Kamis, 06 Oktober 2016

Kawan, Ternyata Saya Bukan Tokoh Utama (1)

Sejak lahir sampai umur 9 tahun, saya anak satu-satunya. Tanpa saudara kandung, saya manja dan selalu dimanja. Dila kecil dengan kulit putih dan badan yang lumayan chubby, orang dewasa mana yang tidak bilang saya lucu?

Dari umur 2,5 tahun saya sudah masuk taman kanak-kanak, ya, taman kanak-kanak, 22 tahun lalu belum ada play group. Menurut ibu saya, saat itu betapa tertariknya saya dengan dunia sekolah. Saya sendiri senang belajar dan senang jadi pusat perhatian. Setiap hari saya berangkat sendiri ke TK. Iya, sendirian. Soalnya TK-nya ada di sebelah rumah. Saya selalu duduk di atas meja, tidak mau duduk di kursi. 

Menginjak usia 4 tahun, saya sudah bisa membaca dan menulis nama sendiri. Bacaan favorit saya adalah headline koran yang datang setiap pagi. Umur 6 tahun saya baru diizinkan masuk SD oleh ibu saya. Padahal setahun sebelumnya pun saya sudah dianjurkan untuk masuk SD oleh guru TK saya. "Terlalu muda", begitu jawab ibu saya.

Di SD saya sangat beruntung. Saya bisa dianggap sebagai ketua geng anak-anak perempuan di kelas. "Lawan saya dan kamu tidak punya teman", bisa juga dibilang begitu. Saya juga anak emas Bu Guru. Selama 6 tahun di SD, saya hampir tidak pernah lepas dari peringkat 10 besar. Hanya 2 kali saya di ranking 2, sisanya ranking 1 semua. Pelajaran SD terlalu mudah. Jadi heran kepada mereka yang sampai tidak naik kelas.

Dila yang beruntung dan disayang semua orang, selalu ditunjuk untuk lomba mata pelajaran atau murid teladan. Dari awal saya selalu berada di atas, atau setidaknya merasa di atas. Keluarga saya tidak berlimpah harta, tapi kasih sayang orang tua dan orang-orang di sekitar saya cukup membuat saya merasa di atas awan.

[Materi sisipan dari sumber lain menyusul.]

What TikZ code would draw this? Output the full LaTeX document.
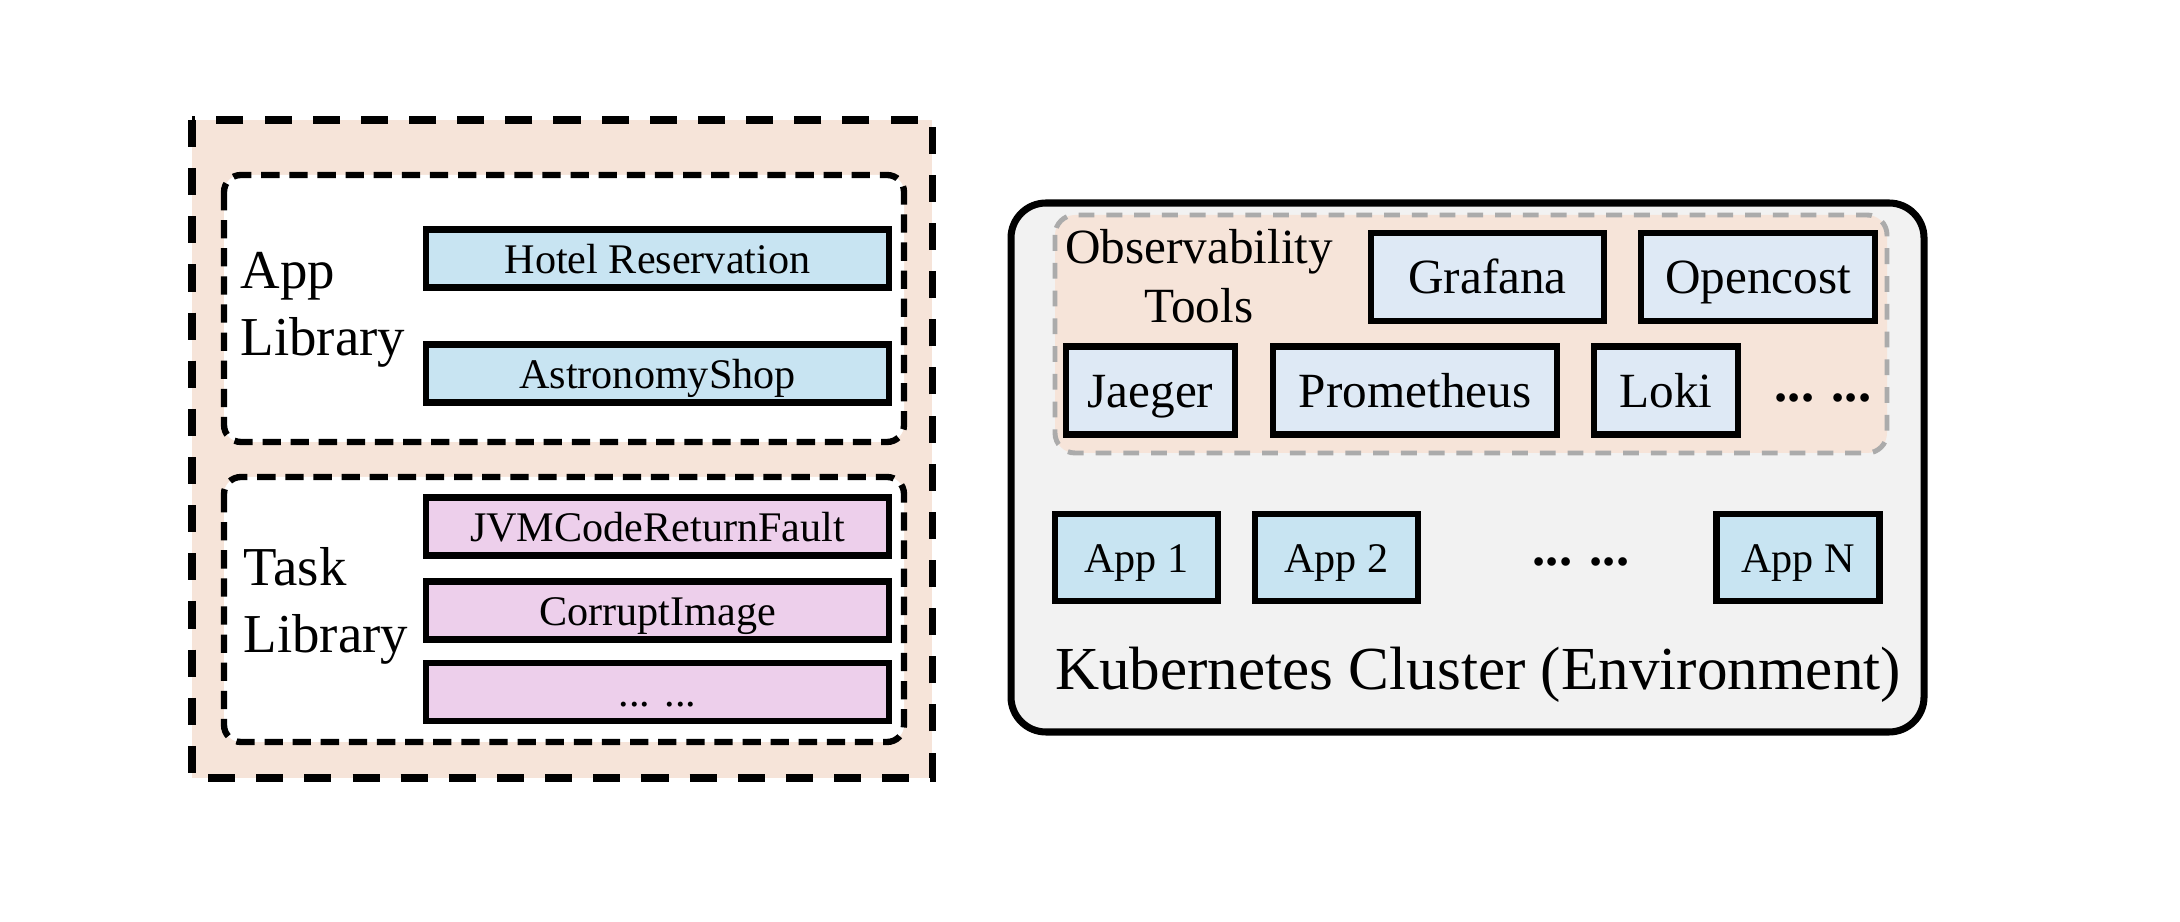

Saya teringat bagaimana teman-teman saya berbondong-bondong menuju kantor guru hanya untuk memintakan maaf untuk saya yang tidak membawa korek api untuk mata pelajaran kerajinan tangan. Saya teringat bagaimana dengan kurang ajarnya saya mengucilkan salah seorang teman yang berulang tahun hanya karena saya tidak menyukainya (dan karma itu datang sewaktu saya SMA).

Semua kejadian baik yang menyenangkan, menyedihkan, mengharukan, dan membuat saya sesak dengan penyesalan, sekarang hanya membuat saya tersenyum saat hal itu melintas di pikiran saya. Tidak terasa ya, itu semua dimulai 22 tahun yang lalu. 2 dekade lebih 2 tahun!